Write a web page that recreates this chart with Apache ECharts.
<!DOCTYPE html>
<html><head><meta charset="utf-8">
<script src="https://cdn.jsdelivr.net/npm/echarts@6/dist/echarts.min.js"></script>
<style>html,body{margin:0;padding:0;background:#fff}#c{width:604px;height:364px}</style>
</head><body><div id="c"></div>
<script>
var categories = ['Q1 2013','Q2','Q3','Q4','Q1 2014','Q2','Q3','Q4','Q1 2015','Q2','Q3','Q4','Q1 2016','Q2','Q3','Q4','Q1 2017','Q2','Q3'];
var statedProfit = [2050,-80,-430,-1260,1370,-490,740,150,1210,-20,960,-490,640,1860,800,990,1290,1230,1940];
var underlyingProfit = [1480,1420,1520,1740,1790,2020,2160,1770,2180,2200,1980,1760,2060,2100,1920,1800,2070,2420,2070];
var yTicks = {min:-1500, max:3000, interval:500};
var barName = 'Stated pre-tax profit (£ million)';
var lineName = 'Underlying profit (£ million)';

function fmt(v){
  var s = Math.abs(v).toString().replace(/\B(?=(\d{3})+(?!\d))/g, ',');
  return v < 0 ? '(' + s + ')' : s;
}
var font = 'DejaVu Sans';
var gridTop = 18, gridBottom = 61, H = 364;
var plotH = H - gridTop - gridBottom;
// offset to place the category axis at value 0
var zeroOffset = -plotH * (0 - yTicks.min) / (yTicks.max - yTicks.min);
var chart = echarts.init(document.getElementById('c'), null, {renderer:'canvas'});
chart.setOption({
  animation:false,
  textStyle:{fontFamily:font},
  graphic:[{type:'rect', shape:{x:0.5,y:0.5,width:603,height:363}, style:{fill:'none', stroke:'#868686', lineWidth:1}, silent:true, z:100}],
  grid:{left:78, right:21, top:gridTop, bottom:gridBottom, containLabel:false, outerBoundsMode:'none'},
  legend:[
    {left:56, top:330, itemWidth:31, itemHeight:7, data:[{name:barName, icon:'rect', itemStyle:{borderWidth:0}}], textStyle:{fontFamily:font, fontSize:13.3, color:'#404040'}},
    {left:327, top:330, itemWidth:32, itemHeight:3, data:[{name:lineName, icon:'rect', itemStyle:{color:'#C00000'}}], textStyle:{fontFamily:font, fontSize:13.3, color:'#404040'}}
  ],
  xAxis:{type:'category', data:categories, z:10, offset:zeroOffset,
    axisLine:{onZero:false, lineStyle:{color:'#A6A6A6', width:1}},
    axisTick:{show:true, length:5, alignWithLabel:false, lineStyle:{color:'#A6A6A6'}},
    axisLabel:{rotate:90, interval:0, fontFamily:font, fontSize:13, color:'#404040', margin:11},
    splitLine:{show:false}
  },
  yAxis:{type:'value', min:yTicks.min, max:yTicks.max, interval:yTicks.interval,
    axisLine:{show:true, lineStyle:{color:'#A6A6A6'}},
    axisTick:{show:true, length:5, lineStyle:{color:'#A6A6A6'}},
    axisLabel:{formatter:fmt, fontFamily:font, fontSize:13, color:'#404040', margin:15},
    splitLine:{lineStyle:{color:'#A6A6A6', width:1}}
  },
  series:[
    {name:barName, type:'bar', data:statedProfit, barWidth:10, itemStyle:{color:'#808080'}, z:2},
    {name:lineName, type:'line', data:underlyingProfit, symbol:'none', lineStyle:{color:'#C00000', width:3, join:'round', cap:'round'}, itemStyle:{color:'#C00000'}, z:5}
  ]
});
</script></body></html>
——————————
Return the material in full, exactly as shown.

Write a web page that recreates this chart with Apache ECharts.
<!DOCTYPE html>
<html><head><meta charset="utf-8">
<script src="https://cdn.jsdelivr.net/npm/echarts@6/dist/echarts.min.js"></script>
<style>html,body{margin:0;padding:0;background:#fff}#c{width:604px;height:364px}</style>
</head><body><div id="c"></div>
<script>
var categories = ['Q1 2013','Q2','Q3','Q4','Q1 2014','Q2','Q3','Q4','Q1 2015','Q2','Q3','Q4','Q1 2016','Q2','Q3','Q4','Q1 2017','Q2','Q3'];
var statedProfit = [2050,-80,-430,-1260,1370,-490,740,150,1210,-20,960,-490,640,1860,800,990,1290,1230,1940];
var underlyingProfit = [1480,1420,1520,1740,1790,2020,2160,1770,2180,2200,1980,1760,2060,2100,1920,1800,2070,2420,2070];
var yTicks = {min:-1500, max:3000, interval:500};
var barName = 'Stated pre-tax profit (£ million)';
var lineName = 'Underlying profit (£ million)';

function fmt(v){
  var s = Math.abs(v).toString().replace(/\B(?=(\d{3})+(?!\d))/g, ',');
  return v < 0 ? '(' + s + ')' : s;
}
var font = 'DejaVu Sans';
var gridTop = 18, gridBottom = 61, H = 364;
var plotH = H - gridTop - gridBottom;
// offset to place the category axis at value 0
var zeroOffset = -plotH * (0 - yTicks.min) / (yTicks.max - yTicks.min);
var chart = echarts.init(document.getElementById('c'), null, {renderer:'canvas'});
chart.setOption({
  animation:false,
  textStyle:{fontFamily:font},
  graphic:[{type:'rect', shape:{x:0.5,y:0.5,width:603,height:363}, style:{fill:'none', stroke:'#868686', lineWidth:1}, silent:true, z:100}],
  grid:{left:78, right:21, top:gridTop, bottom:gridBottom, containLabel:false, outerBoundsMode:'none'},
  legend:[
    {left:56, top:330, itemWidth:31, itemHeight:7, data:[{name:barName, icon:'rect', itemStyle:{borderWidth:0}}], textStyle:{fontFamily:font, fontSize:13.3, color:'#404040'}},
    {left:327, top:330, itemWidth:32, itemHeight:3, data:[{name:lineName, icon:'rect', itemStyle:{color:'#C00000'}}], textStyle:{fontFamily:font, fontSize:13.3, color:'#404040'}}
  ],
  xAxis:{type:'category', data:categories, z:10, offset:zeroOffset,
    axisLine:{onZero:false, lineStyle:{color:'#A6A6A6', width:1}},
    axisTick:{show:true, length:5, alignWithLabel:false, lineStyle:{color:'#A6A6A6'}},
    axisLabel:{rotate:90, interval:0, fontFamily:font, fontSize:13, color:'#404040', margin:11},
    splitLine:{show:false}
  },
  yAxis:{type:'value', min:yTicks.min, max:yTicks.max, interval:yTicks.interval,
    axisLine:{show:true, lineStyle:{color:'#A6A6A6'}},
    axisTick:{show:true, length:5, lineStyle:{color:'#A6A6A6'}},
    axisLabel:{formatter:fmt, fontFamily:font, fontSize:13, color:'#404040', margin:15},
    splitLine:{lineStyle:{color:'#A6A6A6', width:1}}
  },
  series:[
    {name:barName, type:'bar', data:statedProfit, barWidth:10, itemStyle:{color:'#808080'}, z:2},
    {name:lineName, type:'line', data:underlyingProfit, symbol:'none', lineStyle:{color:'#C00000', width:3, join:'round', cap:'round'}, itemStyle:{color:'#C00000'}, z:5}
  ]
});
</script></body></html>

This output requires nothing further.